Saturday, 9 March 2024

Afternoon opera and loss of a friend

After a Saturday morning lie-in, waffles for breakfast. Then I went for an hour's walk in the park to get some exercise before an early snack lunch. Then we drove to the Millennium Centre for a WNO opera matinée at three. 

This time, it was a new production of Benjamin Britten's last opera 'Death in Venice'. It was different from anything we've seen before with a troupe of five NoFitState circus artists integrated into the performance, representing youngsters having fun on the Venice Lido beach, slack-lining and tumbling in amazing balletic routines, plus corde lisse  rope ballet, representing the turmoil of thoughts and emotions in the protagonist's mind. It happened during the music and singing, not as a show within a show. 

The combination of music and movement I found emotionally powerful. Marc Le Brocq sang Aschenbach superbly. He was on-stage for nearly all of the two hours forty minutes performance. The stage was bare apart from ladders at the sides used by the circus artists, and a few movable props to symbolise the change of setting, in addition to a video backdrop of the sea, Venice and a hotel.

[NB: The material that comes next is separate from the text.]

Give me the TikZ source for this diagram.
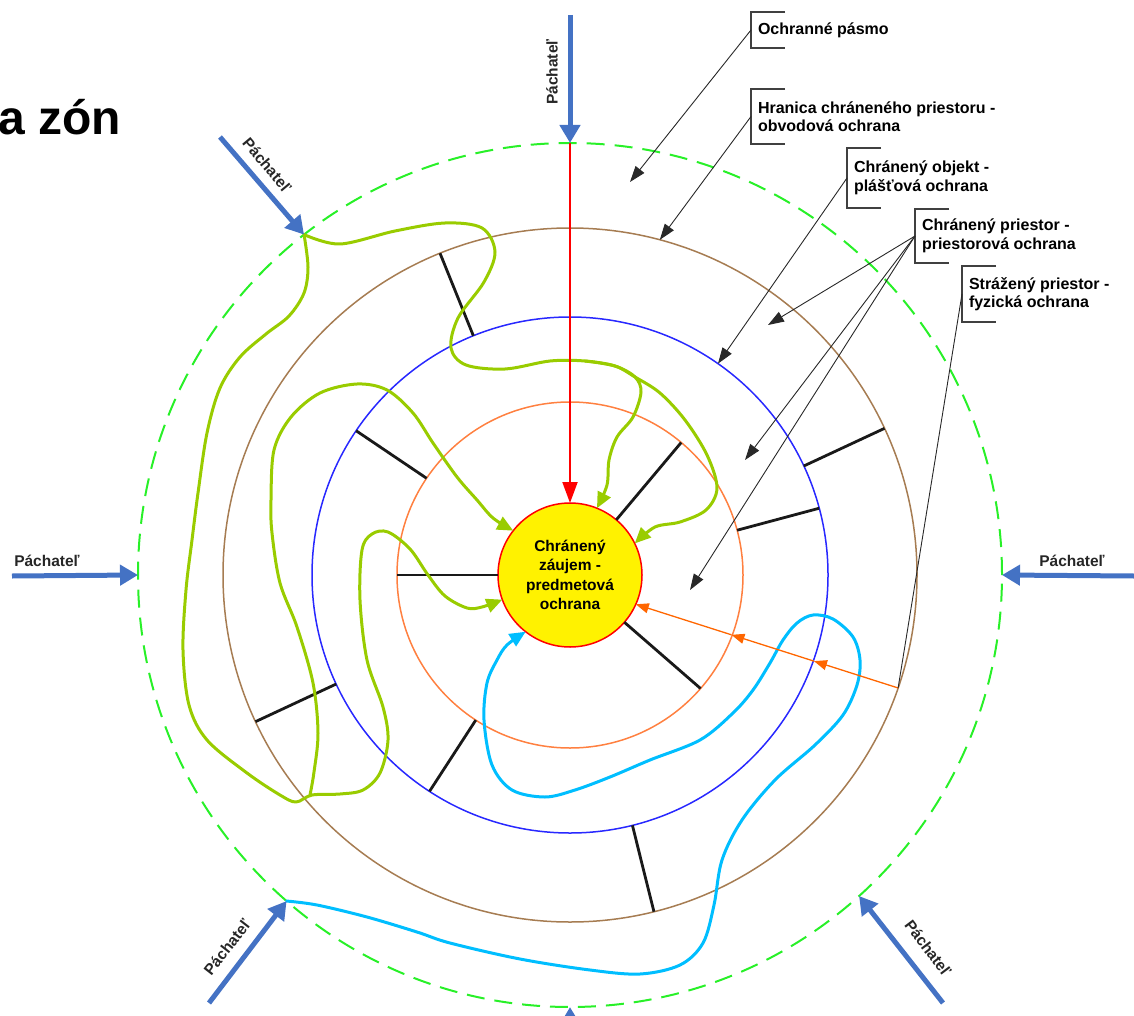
\documentclass[tikz,border=0pt]{standalone}
\usepackage{fontspec}
\setmainfont{Liberation Sans}
\usetikzlibrary{arrows.meta,calc}

\definecolor{pblue}{RGB}{68,114,196}
\definecolor{zonegreen}{RGB}{40,240,40}
\definecolor{zonebrown}{RGB}{166,124,82}
\definecolor{zoneblue}{RGB}{40,40,255}
\definecolor{zoneorange}{RGB}{255,128,64}
\definecolor{pathgreen}{RGB}{153,204,0}
\definecolor{pathcyan}{RGB}{0,190,255}
\definecolor{arroworange}{RGB}{255,102,0}
\definecolor{leadergray}{RGB}{40,40,40}

\begin{document}
\begin{tikzpicture}[x=1pt,y=-1pt,
  zone/.style={circle, draw, minimum size=#1, inner sep=0pt, outer sep=0pt, line width=1.5pt},
  wall/.style={draw=black!90, line width=2.8pt},
  intruder/.style={draw=pblue, line width=5pt, -{Triangle[length=18pt,width=20pt]}},
  intrlabel/.style={font=\fontsize{15.5}{18}\selectfont\bfseries, text=black!85, inner sep=0pt},
  route/.style={line width=3pt, line cap=round, line join=round},
  greenroute/.style={route, draw=pathgreen, -{Triangle[length=16pt,width=14pt]}, color=pathgreen},
  cyanroute/.style={route, draw=pathcyan, -{Triangle[length=16pt,width=14pt]}, color=pathcyan},
  orangearrow/.style={draw=arroworange, color=arroworange, line width=1.3pt, -{Triangle[length=13pt,width=10pt]}},
  callout/.style={anchor=west, inner xsep=7pt, inner ysep=0pt, outer sep=0pt, align=left,
    font=\fontsize{16}{18.5}\selectfont\bfseries, minimum height=#1},
  bracket/.style={draw=black!75, line width=1.5pt},
  leader/.style={draw=leadergray, line width=0.9pt, -{Triangle[length=16pt,width=11pt]}},
]
\useasboundingbox (0,0) rectangle (1134,1016);
\clip (0,0) rectangle (1134,1016);

% heading
\node[anchor=base west, inner sep=0pt, font=\fontsize{48}{56}\selectfont\bfseries] (title) at (-2,135) {a zón};

% protection zones
\node[zone=864pt, draw=zonegreen, line width=2pt, dash pattern=on 18pt off 10pt] (gz) at (570,575) {};
\node[zone=694pt, draw=zonebrown] (brown) at (570,575) {};
\node[zone=516pt, draw=zoneblue] (blue) at (570,575) {};
\node[zone=346pt, draw=zoneorange] (orange) at (570,575) {};
\node[zone=144pt, draw=red, fill=yellow, align=center,
      font=\fontsize{15.5}{19.5}\selectfont\bfseries] (core) at (570,575)
      {Chránený\\záujem -\\predmetová\\ochrana};

% barriers between zones
\draw[wall] (brown.112) -- (blue.112);
\draw[wall] (blue.146.5) -- (orange.146.5);
\draw[wall] (orange.180) -- (core.180);
\draw[wall] (brown.205.5) -- (blue.205.5);
\draw[wall] (blue.237.5) -- (orange.237.5);
\draw[wall] (blue.284.3) -- (brown.284.3);
\draw[wall] (core.-41) -- (orange.-41);
\draw[wall] (core.50) -- (orange.50);
\draw[wall] (blue.25) -- (brown.25);
\draw[wall] (orange.15) -- (blue.15);

% intruder routes (green)
\draw[greenroute] plot[smooth, tension=0.55] coordinates {
  (gz.128.5) (340,244) (395,231) (445,223) (482,228) (495,252) (484,282)
  (458,318) (451,348) (466,365) (505,369) (550,361) (585,361) (615,366)
  (635,377) (660,393) (685,420) (707,455) (717,488) (706,510) (680,522)
  (655,527) (core.26)};
\draw[greenroute] plot[smooth, tension=0.55] coordinates {
  (585,361) (615,366) (635,377) (641,392) (633,417) (617,437) (609,460)
  (607,485) (core.68)};
\draw[greenroute] plot[smooth, tension=0.55] coordinates {
  (gz.128.5) (308,267) (304,293) (289,316) (266,334) (240,357) (220,388)
  (207,433) (198,493) (192,540) (186,590) (183,650) (189,705) (207,740)
  (247,773) (280,795) (296,802) (312,795) (340,794) (363,790) (380,773)
  (388,740) (383,707) (367,660) (360,600) (362,550) (372,534) (388,532)
  (410,549) (428,575) (445,596) (467,608) (482,607) (core.200)};
\draw[greenroute] plot[smooth, tension=0.55] coordinates {
  (310,795) (314,772) (318,733) (313,683) (297,627) (280,583) (272,533)
  (271,500) (274,450) (291,417) (320,393) (357,384) (387,390) (413,413)
  (433,443) (457,477) (477,500) (493,518) (core.142)};

% intruder route (cyan)
\draw[cyanroute] plot[smooth, tension=0.55] coordinates {
  (gz.229) (317,905) (367,917) (417,932) (450,943) (520,959) (590,970)
  (640,974) (680,965) (703,943) (714,905) (722,860) (742,820)
  (775,780) (815,745) (843,715) (857,685) (860,660) (853,637) (833,619) (813,615)
  (797,623) (783,640) (770,663) (753,690) (733,713) (700,740) (650,760)
  (610,777) (575,790) (545,797) (512,790) (492,765) (484,720) (487,683)
  (497,660) (507,645) (core.232)};

% direct routes
\draw[draw=red, line width=2pt, -{Triangle[length=21pt,width=15pt]}, color=red] (gz.90) -- (core.90);
\coordinate (o1) at ($(brown.-19)!0.3208!(core.-24.8)$);
\coordinate (o2) at ($(brown.-19)!0.6354!(core.-24.8)$);
\draw[orangearrow] (brown.-19) -- (o1);
\draw[orangearrow] (o1) -- (o2);
\draw[orangearrow] (o2) -- (core.-24.8);

% intruders
\coordinate (t1) at (570,15);
\coordinate (t2) at (220,137);
\coordinate (t3) at (12,576);
\coordinate (t4) at (1134,576);
\coordinate (t5) at (209,1003);
\coordinate (t6) at (943,1003);
\coordinate (t7) at (570,1070);
\draw[intruder] (t1) -- (gz.90);
\draw[intruder] (t2) -- (gz.128.5);
\draw[intruder] (t3) -- (gz.180);
\draw[intruder] (t4) -- (gz.0);
\draw[intruder] (t5) -- (gz.229);
\draw[intruder] (t6) -- (gz.312.5);
\draw[intruder] (t7) -- (gz.270);
\node[intrlabel, rotate=90] (l1) at (552,72) {Páchateľ};
\node[intrlabel, rotate=-50] (l2) at (267,165) {Páchateľ};
\node[intrlabel] (l3) at (47,561) {Páchateľ};
\node[intrlabel] (l4) at (1072,561) {Páchateľ};
\node[intrlabel, rotate=52] (l5) at (227,947) {Páchateľ};
\node[intrlabel, rotate=-53] (l6) at (928,948) {Páchateľ};

% callouts
\node[callout=36pt] (c1) at (751,30) {Ochranné pásmo};
\node[callout=55pt] (c2) at (751,116.5) {Hranica chráneného priestoru -\\obvodová ochrana};
\node[callout=60pt] (c3) at (847,178) {Chránený objekt -\\plášťová ochrana};
\node[callout=54pt] (c4) at (915,236) {Chránený priestor -\\priestorová ochrana};
\node[callout=56pt] (c5) at (962,294) {Strážený priestor -\\fyzická ochrana};
\foreach \c in {c1,c2,c3,c4,c5}{
  \draw[bracket] ([xshift=34pt]\c.north west) -- (\c.north west) -- (\c.south west) -- ([xshift=34pt]\c.south west);
}

\coordinate (a1) at (630,182);
\coordinate (a4a) at (768,325);
\coordinate (a4b) at (745,460);
\coordinate (a4c) at (690,590);
\draw[leader] (c1.west) -- (a1);
\draw[leader] (c2.west) -- (brown.75);
\draw[leader] (c3.west) -- (blue.55.6);
\draw[leader] (c4.west) -- (a4a);
\draw[leader] (c4.west) -- (a4b);
\draw[leader] (c4.west) -- (a4c);
\draw[leader, -] (c5.west) -- (brown.-19);
\end{tikzpicture}
\end{document}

The melancholic musical ethos reminded me of his 'War Requiem' and 'Curlew River'. It evoked an artist in later life reflecting on his literary vocation during a spell of writer's block, who is deeply disturbed by the awakening of an attraction to a young man called Tadzio, who has no singing role, but is represented by leading male circus virtuoso artist Anthony César doing gymnastic moves on the beach. Its getting good reviews in the press. Well deserved, I reckon.

We drove home as the sun was setting, and I cooked a pasta dish for supper. Then I had a message from our friend Manel in Geneva to say that Alec Hester had died, getting on for a hundred I believe. With his wife Ann-Marie, we was one of Holy Trinity Church's most long standing members, being one of the early British post doctoral physicists to work at CERN, marry and then spend the rest of their lives together living in a house right next to the French border, not far from where he worked. 

Each year when I was Chaplain in Geneva, we would prepare the annual Nine Lessons and Carols service booklet together for the big Christmas Eve service in Saint Pierre, using his Apple Mac - he was an early adopter. They were a most hospitable couple, welcoming church groups to their home for fellowship over a meal or working party activities. I officiated at their younger daughter's wedding too. They lived in the same house for over sixty years, well into their nineties, before needing care in a nursing home. We met thirty two years ago, and were still exchanging Christmas news and greetings until covid disrupted all our lives. It must be ten years since we last visited them. He was a wonderful, thoughtful gentle soul. May he rest in peace.